Task to carry out >> Copy out each line that includes the word "seaborn".
__________
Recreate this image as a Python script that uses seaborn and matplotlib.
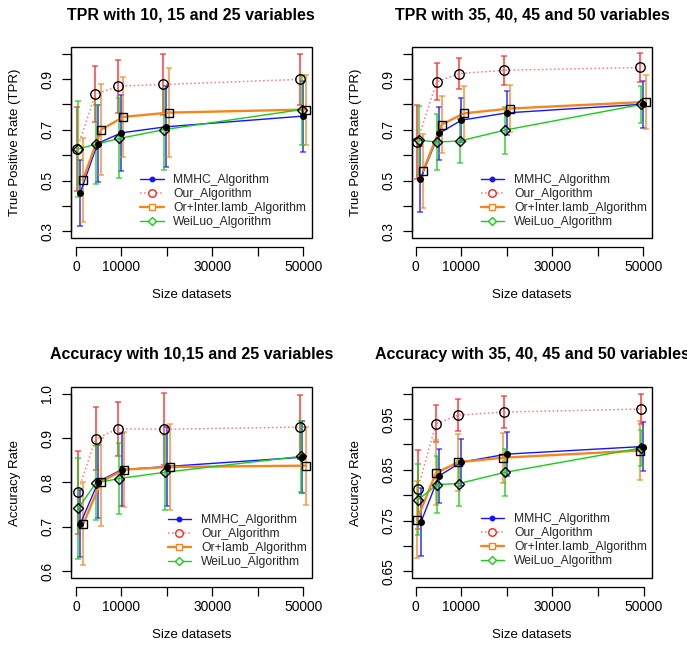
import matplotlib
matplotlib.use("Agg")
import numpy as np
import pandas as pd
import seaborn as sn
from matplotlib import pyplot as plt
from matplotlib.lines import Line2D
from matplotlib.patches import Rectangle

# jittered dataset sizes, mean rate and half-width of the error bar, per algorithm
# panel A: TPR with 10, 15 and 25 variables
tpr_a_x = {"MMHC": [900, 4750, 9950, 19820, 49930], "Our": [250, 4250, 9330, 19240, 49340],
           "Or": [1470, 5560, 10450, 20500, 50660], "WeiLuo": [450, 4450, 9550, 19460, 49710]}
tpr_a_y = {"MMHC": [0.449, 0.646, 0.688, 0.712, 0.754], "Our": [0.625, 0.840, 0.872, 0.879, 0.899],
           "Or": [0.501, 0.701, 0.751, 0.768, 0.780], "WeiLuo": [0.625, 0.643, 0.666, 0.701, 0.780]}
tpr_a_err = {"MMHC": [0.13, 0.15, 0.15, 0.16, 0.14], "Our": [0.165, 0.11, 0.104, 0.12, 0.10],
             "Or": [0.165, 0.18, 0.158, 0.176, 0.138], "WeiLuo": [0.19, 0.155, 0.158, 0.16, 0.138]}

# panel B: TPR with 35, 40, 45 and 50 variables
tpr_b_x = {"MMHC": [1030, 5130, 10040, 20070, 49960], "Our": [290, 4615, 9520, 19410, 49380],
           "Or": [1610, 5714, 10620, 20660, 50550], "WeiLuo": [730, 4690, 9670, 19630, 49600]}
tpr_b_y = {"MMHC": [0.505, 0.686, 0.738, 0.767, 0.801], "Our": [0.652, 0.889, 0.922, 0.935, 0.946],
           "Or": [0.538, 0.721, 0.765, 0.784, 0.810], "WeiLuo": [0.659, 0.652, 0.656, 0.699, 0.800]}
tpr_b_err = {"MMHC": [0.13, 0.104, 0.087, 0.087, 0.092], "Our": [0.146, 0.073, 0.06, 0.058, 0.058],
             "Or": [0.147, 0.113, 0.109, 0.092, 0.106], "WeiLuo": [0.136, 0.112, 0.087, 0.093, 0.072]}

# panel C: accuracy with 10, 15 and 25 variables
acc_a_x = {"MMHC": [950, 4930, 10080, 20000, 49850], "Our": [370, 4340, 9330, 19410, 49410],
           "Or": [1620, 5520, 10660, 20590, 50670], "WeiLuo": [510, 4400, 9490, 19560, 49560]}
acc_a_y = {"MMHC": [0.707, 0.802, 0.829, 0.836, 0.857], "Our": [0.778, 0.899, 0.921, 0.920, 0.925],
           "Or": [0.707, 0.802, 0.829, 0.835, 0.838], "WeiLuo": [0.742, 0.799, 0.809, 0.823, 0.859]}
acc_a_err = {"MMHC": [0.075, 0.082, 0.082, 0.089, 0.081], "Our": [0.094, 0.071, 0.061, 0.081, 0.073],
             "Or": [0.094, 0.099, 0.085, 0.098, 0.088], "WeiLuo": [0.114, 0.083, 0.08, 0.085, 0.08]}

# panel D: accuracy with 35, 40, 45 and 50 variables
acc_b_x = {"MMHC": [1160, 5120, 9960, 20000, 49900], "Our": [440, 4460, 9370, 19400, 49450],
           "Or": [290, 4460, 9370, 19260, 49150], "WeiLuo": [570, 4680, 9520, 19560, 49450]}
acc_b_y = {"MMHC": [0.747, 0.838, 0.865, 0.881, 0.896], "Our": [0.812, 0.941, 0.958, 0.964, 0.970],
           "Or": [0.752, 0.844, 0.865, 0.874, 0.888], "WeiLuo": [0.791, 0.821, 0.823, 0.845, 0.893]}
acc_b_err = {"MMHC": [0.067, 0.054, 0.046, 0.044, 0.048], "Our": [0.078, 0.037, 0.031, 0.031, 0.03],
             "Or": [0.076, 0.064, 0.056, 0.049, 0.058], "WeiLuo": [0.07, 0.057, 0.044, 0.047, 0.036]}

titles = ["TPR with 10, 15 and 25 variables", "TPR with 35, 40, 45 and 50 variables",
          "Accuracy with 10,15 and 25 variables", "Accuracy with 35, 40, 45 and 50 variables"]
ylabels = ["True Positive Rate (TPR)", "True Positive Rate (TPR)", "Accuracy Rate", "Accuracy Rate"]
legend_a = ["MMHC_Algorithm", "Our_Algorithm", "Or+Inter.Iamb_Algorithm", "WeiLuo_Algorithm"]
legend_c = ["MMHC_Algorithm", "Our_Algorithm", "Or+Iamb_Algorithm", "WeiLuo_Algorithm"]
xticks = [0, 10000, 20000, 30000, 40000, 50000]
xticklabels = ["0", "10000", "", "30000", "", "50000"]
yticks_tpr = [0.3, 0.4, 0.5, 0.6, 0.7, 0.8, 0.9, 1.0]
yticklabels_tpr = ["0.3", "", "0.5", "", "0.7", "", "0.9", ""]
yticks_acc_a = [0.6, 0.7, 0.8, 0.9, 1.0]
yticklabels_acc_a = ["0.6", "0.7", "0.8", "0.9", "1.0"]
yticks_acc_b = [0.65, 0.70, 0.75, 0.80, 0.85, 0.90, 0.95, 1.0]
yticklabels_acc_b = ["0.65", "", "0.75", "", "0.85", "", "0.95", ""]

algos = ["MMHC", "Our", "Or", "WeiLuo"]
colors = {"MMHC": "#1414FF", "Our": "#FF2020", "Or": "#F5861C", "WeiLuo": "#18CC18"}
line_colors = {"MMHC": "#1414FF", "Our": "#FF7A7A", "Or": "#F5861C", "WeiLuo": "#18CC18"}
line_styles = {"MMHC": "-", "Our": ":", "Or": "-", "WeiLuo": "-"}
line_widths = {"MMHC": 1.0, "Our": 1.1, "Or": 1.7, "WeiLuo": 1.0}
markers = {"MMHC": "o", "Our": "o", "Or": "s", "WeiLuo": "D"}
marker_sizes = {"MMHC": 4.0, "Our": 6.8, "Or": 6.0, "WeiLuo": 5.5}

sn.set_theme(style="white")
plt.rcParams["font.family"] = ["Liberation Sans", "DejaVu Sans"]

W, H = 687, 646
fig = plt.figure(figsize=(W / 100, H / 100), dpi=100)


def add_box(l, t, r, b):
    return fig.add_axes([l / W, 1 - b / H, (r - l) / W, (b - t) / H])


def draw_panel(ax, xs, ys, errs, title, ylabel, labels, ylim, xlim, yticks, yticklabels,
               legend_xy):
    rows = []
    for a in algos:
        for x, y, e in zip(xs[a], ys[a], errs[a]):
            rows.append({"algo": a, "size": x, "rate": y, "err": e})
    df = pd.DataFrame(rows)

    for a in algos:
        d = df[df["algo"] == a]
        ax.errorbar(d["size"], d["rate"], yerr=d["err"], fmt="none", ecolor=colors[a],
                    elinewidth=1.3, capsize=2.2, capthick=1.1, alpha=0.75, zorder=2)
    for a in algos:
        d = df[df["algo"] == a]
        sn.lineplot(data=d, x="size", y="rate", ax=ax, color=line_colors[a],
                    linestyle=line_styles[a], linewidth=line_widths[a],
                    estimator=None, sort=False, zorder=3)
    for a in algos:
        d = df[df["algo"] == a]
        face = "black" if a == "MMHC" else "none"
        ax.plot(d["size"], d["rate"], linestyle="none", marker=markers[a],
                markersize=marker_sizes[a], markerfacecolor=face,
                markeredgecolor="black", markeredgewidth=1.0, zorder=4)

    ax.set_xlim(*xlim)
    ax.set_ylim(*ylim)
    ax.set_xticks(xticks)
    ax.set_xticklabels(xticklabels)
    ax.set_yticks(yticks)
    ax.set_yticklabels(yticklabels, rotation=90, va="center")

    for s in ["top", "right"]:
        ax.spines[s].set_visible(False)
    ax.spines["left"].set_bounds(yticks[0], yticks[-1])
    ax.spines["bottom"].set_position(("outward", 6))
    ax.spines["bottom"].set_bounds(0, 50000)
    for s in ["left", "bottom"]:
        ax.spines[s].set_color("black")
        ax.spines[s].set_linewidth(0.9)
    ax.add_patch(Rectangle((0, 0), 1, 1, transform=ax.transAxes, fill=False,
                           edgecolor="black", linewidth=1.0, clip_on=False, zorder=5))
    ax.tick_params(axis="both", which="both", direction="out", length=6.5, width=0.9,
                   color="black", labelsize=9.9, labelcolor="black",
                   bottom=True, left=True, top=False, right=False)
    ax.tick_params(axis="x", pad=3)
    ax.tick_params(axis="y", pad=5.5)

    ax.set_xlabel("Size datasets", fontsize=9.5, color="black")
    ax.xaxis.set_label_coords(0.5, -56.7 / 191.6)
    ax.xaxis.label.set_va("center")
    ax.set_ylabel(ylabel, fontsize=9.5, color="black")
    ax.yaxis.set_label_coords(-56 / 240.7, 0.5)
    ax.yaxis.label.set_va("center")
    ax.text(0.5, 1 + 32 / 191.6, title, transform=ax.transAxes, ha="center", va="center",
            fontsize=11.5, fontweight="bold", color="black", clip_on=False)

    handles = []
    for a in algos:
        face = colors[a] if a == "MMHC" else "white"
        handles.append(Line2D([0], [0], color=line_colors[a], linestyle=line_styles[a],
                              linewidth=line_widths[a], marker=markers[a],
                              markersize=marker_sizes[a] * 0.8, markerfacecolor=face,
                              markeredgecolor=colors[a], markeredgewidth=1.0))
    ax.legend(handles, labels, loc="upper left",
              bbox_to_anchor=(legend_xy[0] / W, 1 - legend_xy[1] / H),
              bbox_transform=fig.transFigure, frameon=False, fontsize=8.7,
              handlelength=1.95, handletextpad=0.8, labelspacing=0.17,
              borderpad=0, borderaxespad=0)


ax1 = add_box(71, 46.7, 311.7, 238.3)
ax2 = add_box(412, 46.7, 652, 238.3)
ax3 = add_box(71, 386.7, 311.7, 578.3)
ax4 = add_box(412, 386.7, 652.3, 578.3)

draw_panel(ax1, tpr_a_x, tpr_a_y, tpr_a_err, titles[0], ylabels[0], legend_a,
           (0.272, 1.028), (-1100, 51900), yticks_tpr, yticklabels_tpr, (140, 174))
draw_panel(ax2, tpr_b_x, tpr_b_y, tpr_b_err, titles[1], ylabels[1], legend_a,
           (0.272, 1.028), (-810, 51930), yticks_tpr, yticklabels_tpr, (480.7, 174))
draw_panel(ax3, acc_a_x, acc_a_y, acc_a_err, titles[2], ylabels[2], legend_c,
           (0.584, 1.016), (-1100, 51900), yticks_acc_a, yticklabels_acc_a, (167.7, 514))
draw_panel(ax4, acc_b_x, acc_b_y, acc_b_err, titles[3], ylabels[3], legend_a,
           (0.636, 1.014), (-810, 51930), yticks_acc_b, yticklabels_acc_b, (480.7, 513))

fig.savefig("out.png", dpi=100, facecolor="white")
__________
Output for this task >>
Recreate this image as a Python script that uses seaborn and matplotlib.
import seaborn as sn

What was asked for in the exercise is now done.